» **Problem requirements**: Exactly reproduce the lines of the listing below from the one containing "Output the LaTeX" through the one containing "(title) at (367,378)". Skip the images.

» **Excerpted records**:

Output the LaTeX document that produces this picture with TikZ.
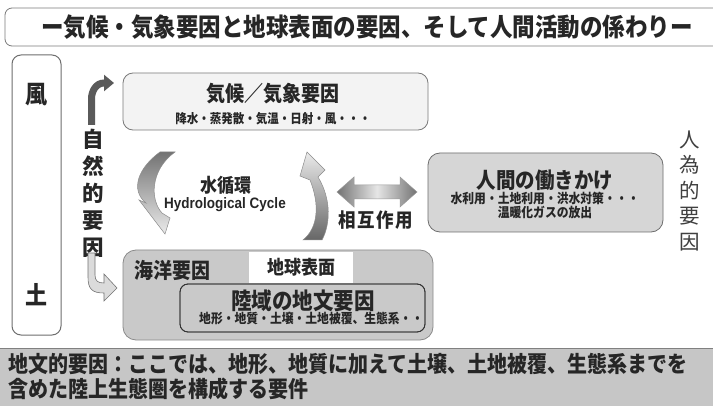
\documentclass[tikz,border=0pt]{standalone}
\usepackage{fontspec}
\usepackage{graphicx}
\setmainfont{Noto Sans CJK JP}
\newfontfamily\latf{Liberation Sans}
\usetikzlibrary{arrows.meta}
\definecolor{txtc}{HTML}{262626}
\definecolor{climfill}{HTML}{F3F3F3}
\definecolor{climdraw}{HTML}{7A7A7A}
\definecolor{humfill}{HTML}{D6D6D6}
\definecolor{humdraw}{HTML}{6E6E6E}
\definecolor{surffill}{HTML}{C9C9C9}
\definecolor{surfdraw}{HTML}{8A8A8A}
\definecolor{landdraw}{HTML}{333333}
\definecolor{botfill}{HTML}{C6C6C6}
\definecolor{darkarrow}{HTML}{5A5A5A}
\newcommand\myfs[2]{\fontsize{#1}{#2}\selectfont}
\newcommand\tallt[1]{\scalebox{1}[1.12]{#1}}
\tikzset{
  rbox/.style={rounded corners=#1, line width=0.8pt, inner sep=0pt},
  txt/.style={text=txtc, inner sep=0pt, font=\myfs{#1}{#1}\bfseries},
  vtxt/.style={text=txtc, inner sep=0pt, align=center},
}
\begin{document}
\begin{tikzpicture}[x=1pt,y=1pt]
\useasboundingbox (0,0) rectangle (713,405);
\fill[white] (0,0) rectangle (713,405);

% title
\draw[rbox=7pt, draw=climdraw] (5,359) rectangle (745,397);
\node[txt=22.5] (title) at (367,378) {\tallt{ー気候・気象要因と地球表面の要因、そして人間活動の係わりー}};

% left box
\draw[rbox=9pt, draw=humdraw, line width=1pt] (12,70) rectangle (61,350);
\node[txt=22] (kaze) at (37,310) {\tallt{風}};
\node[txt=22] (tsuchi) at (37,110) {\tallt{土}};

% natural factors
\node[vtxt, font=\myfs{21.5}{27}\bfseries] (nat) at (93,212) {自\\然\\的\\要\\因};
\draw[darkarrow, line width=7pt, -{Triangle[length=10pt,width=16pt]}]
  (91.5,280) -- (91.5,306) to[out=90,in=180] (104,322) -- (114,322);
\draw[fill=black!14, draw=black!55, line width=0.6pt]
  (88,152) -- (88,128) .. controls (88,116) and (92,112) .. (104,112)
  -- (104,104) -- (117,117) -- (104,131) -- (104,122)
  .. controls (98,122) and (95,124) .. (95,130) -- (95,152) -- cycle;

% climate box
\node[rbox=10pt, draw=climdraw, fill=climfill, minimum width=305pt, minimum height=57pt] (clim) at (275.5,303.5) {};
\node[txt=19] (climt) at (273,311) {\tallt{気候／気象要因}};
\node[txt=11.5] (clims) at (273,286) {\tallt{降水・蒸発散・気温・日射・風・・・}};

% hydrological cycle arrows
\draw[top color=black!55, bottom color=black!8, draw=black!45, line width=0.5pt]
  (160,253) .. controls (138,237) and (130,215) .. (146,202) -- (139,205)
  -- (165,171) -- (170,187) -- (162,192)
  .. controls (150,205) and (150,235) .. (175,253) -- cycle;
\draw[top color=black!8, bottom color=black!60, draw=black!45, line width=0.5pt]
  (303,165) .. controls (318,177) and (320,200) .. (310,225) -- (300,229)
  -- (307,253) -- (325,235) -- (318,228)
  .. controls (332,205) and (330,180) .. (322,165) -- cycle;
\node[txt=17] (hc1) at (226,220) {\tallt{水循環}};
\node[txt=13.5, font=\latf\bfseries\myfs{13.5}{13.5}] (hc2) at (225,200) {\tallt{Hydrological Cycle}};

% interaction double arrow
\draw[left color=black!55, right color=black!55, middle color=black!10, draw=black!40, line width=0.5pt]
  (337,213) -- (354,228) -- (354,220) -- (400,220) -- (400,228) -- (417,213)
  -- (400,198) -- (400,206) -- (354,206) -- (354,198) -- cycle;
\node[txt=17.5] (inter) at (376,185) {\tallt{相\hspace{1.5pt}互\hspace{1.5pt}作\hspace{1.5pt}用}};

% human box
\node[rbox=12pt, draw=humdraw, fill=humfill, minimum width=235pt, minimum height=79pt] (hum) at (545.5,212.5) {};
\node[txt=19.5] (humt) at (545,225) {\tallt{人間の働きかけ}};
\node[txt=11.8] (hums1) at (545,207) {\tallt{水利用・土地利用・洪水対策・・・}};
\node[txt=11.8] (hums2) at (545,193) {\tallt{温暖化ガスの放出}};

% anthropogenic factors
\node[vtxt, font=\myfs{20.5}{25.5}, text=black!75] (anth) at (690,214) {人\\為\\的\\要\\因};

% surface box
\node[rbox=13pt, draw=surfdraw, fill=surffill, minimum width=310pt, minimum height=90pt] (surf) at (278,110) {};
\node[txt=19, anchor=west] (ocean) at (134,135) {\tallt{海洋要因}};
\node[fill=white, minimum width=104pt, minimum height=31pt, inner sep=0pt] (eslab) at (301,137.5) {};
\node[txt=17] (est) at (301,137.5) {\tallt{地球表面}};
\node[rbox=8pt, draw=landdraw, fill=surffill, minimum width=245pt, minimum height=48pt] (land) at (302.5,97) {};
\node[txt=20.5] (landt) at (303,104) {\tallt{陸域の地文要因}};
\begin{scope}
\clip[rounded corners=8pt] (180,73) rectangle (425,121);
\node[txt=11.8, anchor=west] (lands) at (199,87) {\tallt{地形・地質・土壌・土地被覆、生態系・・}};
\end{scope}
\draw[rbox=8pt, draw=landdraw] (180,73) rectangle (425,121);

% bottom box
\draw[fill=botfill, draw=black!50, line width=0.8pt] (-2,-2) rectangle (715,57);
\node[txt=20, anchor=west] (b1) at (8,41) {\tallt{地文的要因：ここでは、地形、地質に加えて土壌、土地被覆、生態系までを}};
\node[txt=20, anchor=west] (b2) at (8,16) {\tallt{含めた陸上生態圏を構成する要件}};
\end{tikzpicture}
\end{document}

--

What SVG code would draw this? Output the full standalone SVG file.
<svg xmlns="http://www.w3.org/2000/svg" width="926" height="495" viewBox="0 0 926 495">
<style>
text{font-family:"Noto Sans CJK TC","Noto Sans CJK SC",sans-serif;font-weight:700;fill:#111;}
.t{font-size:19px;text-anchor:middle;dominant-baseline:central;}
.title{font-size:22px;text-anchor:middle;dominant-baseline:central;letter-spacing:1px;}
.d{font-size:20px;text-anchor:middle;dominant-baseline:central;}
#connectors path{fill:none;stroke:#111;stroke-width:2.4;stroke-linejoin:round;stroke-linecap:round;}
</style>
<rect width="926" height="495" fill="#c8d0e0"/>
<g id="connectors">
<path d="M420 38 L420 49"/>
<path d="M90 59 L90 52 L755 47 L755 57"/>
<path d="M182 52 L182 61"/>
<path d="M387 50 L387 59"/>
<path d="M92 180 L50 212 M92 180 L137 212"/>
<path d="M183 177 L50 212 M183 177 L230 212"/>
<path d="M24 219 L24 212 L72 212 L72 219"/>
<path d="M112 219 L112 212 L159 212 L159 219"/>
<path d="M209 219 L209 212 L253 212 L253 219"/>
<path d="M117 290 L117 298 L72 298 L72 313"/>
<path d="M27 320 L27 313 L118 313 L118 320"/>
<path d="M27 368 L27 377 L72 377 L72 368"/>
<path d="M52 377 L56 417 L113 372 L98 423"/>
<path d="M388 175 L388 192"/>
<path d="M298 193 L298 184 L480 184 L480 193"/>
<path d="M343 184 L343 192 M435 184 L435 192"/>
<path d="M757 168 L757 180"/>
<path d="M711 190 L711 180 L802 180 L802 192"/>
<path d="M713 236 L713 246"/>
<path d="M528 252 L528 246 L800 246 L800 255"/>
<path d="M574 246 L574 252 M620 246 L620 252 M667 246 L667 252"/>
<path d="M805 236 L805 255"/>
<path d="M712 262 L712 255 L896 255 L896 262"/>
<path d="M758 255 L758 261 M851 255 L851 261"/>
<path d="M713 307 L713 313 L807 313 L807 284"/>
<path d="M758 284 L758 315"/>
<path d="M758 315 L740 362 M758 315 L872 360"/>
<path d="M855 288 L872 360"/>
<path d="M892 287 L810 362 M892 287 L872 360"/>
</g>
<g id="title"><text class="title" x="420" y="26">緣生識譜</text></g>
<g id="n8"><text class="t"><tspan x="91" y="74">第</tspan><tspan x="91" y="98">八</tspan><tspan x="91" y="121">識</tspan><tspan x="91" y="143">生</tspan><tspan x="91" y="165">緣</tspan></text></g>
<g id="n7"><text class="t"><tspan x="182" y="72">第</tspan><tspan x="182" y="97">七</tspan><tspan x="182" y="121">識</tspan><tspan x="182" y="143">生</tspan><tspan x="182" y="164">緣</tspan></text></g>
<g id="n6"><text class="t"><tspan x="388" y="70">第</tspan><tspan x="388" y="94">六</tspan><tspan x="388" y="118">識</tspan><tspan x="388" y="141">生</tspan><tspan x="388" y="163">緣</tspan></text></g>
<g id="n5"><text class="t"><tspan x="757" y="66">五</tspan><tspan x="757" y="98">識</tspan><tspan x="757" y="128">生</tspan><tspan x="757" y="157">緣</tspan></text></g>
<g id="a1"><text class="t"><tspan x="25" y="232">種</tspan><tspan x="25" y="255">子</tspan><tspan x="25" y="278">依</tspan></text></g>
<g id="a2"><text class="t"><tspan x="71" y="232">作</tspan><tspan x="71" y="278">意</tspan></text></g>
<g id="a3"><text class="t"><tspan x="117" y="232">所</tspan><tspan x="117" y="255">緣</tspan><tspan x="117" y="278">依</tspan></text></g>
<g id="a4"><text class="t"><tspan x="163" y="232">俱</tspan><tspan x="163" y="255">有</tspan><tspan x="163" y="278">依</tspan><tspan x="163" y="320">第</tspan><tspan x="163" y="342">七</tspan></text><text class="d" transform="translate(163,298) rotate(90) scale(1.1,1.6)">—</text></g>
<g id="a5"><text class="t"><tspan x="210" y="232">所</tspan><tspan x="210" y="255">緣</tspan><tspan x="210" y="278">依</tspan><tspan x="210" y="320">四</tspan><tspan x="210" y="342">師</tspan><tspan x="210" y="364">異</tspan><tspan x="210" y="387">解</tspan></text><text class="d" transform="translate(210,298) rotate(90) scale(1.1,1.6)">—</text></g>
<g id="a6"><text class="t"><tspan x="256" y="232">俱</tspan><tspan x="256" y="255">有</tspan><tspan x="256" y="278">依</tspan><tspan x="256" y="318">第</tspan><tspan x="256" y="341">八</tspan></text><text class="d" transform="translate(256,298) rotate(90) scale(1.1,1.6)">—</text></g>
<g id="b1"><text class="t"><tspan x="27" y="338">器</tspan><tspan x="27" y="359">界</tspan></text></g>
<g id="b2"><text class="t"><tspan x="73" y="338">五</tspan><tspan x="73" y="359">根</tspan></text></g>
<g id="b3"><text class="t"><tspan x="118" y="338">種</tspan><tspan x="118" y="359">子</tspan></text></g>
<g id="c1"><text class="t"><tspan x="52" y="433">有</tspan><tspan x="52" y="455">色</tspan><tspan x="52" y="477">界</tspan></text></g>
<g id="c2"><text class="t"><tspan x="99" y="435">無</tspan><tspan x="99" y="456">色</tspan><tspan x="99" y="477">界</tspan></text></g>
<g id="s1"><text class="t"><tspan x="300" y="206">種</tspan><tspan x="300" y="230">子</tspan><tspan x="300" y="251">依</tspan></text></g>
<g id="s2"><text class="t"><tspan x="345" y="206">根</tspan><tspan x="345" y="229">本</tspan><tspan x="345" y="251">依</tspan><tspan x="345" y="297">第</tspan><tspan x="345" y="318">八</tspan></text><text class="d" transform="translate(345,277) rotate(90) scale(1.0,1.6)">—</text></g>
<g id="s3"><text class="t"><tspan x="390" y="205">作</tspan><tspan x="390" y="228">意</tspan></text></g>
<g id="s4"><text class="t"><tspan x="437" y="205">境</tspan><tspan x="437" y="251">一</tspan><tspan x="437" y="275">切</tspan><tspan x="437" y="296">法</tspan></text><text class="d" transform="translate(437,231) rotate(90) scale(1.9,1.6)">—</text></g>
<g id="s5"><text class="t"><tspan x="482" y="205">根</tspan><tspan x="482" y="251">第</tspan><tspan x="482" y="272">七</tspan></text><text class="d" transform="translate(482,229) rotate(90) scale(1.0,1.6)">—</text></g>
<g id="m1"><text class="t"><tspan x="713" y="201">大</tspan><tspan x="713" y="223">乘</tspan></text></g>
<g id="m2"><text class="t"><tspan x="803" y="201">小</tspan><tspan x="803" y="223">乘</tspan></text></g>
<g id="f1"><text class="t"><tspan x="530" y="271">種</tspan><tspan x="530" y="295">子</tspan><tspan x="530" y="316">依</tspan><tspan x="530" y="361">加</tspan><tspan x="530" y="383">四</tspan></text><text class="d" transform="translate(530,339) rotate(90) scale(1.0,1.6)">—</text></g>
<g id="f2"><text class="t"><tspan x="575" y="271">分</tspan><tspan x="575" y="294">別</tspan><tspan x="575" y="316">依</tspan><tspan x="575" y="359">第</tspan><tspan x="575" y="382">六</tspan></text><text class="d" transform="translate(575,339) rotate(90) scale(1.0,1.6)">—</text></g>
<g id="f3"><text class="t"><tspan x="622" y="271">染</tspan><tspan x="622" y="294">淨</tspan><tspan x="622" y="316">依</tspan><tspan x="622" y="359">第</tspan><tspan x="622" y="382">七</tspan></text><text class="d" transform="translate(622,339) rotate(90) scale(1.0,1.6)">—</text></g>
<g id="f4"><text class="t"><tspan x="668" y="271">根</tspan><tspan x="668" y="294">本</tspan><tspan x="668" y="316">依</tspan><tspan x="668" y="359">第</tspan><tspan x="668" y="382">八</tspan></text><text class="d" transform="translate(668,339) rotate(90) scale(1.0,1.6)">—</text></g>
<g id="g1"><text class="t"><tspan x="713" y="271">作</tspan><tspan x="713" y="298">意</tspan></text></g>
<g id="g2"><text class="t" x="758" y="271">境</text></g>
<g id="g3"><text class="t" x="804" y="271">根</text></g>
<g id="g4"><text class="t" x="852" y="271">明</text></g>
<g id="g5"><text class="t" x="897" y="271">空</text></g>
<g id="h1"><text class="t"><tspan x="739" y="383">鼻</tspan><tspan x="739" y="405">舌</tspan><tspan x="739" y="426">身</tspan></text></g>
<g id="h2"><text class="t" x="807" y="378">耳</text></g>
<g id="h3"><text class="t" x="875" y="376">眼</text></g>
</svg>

...

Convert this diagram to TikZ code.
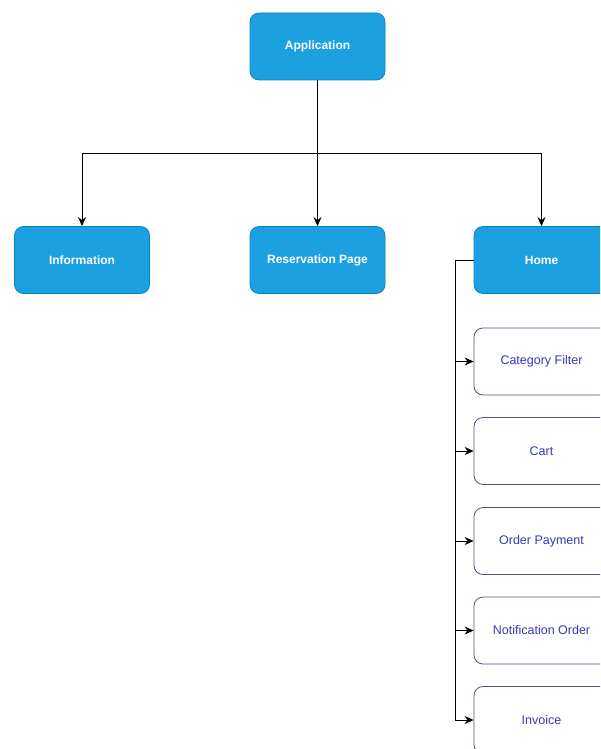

» **Solution for this problem**:
Output the LaTeX document that produces this picture with TikZ.
\documentclass[tikz,border=0pt]{standalone}
\usepackage{fontspec}
\usepackage{graphicx}
\setmainfont{Noto Sans CJK JP}
\newfontfamily\latf{Liberation Sans}
\usetikzlibrary{arrows.meta}
\definecolor{txtc}{HTML}{262626}
\definecolor{climfill}{HTML}{F3F3F3}
\definecolor{climdraw}{HTML}{7A7A7A}
\definecolor{humfill}{HTML}{D6D6D6}
\definecolor{humdraw}{HTML}{6E6E6E}
\definecolor{surffill}{HTML}{C9C9C9}
\definecolor{surfdraw}{HTML}{8A8A8A}
\definecolor{landdraw}{HTML}{333333}
\definecolor{botfill}{HTML}{C6C6C6}
\definecolor{darkarrow}{HTML}{5A5A5A}
\newcommand\myfs[2]{\fontsize{#1}{#2}\selectfont}
\newcommand\tallt[1]{\scalebox{1}[1.12]{#1}}
\tikzset{
  rbox/.style={rounded corners=#1, line width=0.8pt, inner sep=0pt},
  txt/.style={text=txtc, inner sep=0pt, font=\myfs{#1}{#1}\bfseries},
  vtxt/.style={text=txtc, inner sep=0pt, align=center},
}
\begin{document}
\begin{tikzpicture}[x=1pt,y=1pt]
\useasboundingbox (0,0) rectangle (713,405);
\fill[white] (0,0) rectangle (713,405);

% title
\draw[rbox=7pt, draw=climdraw] (5,359) rectangle (745,397);
\node[txt=22.5] (title) at (367,378) {\tallt{ー気候・気象要因と地球表面の要因、そして人間活動の係わりー}};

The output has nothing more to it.